Letters of Intent are often ambiguous documents in which parties set out certain key terms of a deal, usually with the intent there will be further negotiation and documentation. They may also be called a ‘term sheet’ or “memorandum of understanding,” and are used extensively in California real estate transactions and Leases as well as in business contracts. The parties usually do not intend this document to be enforceable in court – rather, it is intended to guide further discussions and execution of a formal agreement or approval of a third party. A party entering such a letter should consult with a Sacramento business attorney for guidance in drafting it. However, as open ended as the parties may make them, occasionally they are surprised when a court finds such a letter creates enforceable obligations between the parties. It all depends on the court’s view of the intentions and expectation of the parties. Among the issues considered are whether the parties agreed to the material terms, or left some for later agreement, making it an agreement to agree, and whether the parties intended not to be bound until preparation of a more formal agreement. The two decisions discussed below establish two important rules:
A. A Letter of Intent may be enforceable even if you plan to enter a formal contract. If the material terms of the deal are there, as well as intent, the Letter is enforceable; and,
B. A Letter of Intent may create a duty of the parties to negotiate in good faith, and failure to do so can result in damages.
In First National Mortgage Company V. Federal Realty Investment Trust, two sophisticated parties had been engaged in negotiations over several years regarding development of Santana Row in San Jose. They exchanged several proposals, including a “counter proposal” and a “revised proposal.” Eventually they signed a document titled “Final Proposal,” a one page document. Earlier proposals stated that they were non-binding; the final did not include this language. The Final stated that Federal Realty was to “prepare a legal agreement for First National’s review to finalize the agreement.” The effective date of the agreement was to be the “date of vacating premises.” Finally, the last clause of the Final Proposal provides: “The above terms are hereby accepted by the parties subject only to approval of the terms and conditions of a formal agreement.”
The court noted that an agreement is not unenforceable merely because it is subject to the approval of a formal contract. The Final Proposal clearly states that its terms “are hereby accepted by the parties subject only to approval of the terms and conditions of a formal agreement.” Here, the circumstances demonstrate that the parties went from a “Counter Proposal,” to a “Revised Proposal,” to a “Final Proposal.” In light of this, it cannot be said, as a matter of law, that the Final Proposal was not meant to be binding.
In Copeland v. Baskin Robbins U.S.A., the parties were negotiating the sale of an ice cream plant. As part of the deal, Copeland, the buyer, wanted a co-packing agreement, in which the seller would agree to buy ice cream from Copeland. The parties signed a letter stating the terms of the deal, subject to a separate co-packing agreement and negotiated pricing. The parties negotiated another two months, then Baskin Robbins broke off, stating that the co-packing agreement was no longer “in alignment’ with their strategy.
The Court found that Baskin Robbins failed to negotiate in good faith.

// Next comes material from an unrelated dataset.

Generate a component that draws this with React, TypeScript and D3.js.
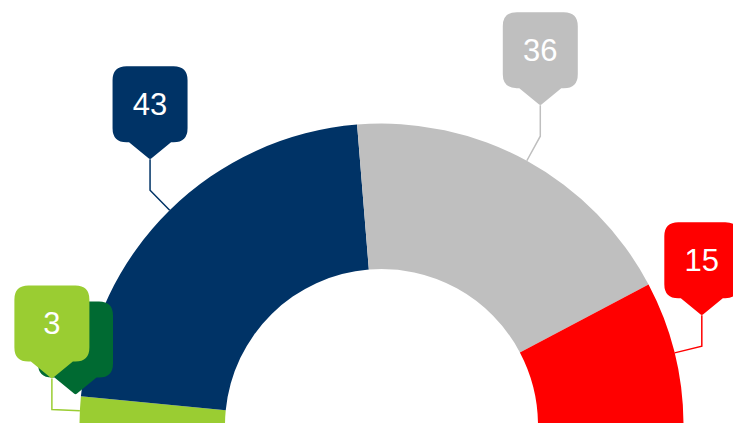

“A contract to negotiate the terms of an agreement is not, in form or substance, an “agreement to agree.” If, despite their good faith efforts, the parties fail to reach ultimate agreement on the terms in issue the contract to negotiate is deemed performed and the parties are discharged from their obligations. Failure to agree is not, itself, a breach of the contract to negotiate. A party will be liable only if a failure to reach ultimate agreement resulted from a breach of that party’s obligation to negotiate or to negotiate in good faith.”
Thus , a letter of intent should include waivers of the implied covenant of good faith and fair dealing and reliance damages (as well as any other damages), as well as an affirmative statement that the non-binding letter of intent will not create an obligation to negotiate or be deemed a contract to negotiate.
Instead, to minimize the risk of a court deeming their letter of intent enforceable, negotiating parties should make sure to explicitly state in the letter of intent that it states that
1. It is non-binding on the parties, and that
2. no party shall be bound in any way until a final contract has been agreed to, executed and delivered by each party.
3. Moreover, all parties involved in the deal should avoid taking any actions that could imply that they intend to be bound by the letter of intent or believe that a binding contract exists, such as making public announcements that a deal has been reached.
4. language clearly denying the existence of a duty to negotiate in good faith and expressly stating that either party may terminate negotiations for any reason, or no reason, at any time prior to consummation of the contemplated final agreement.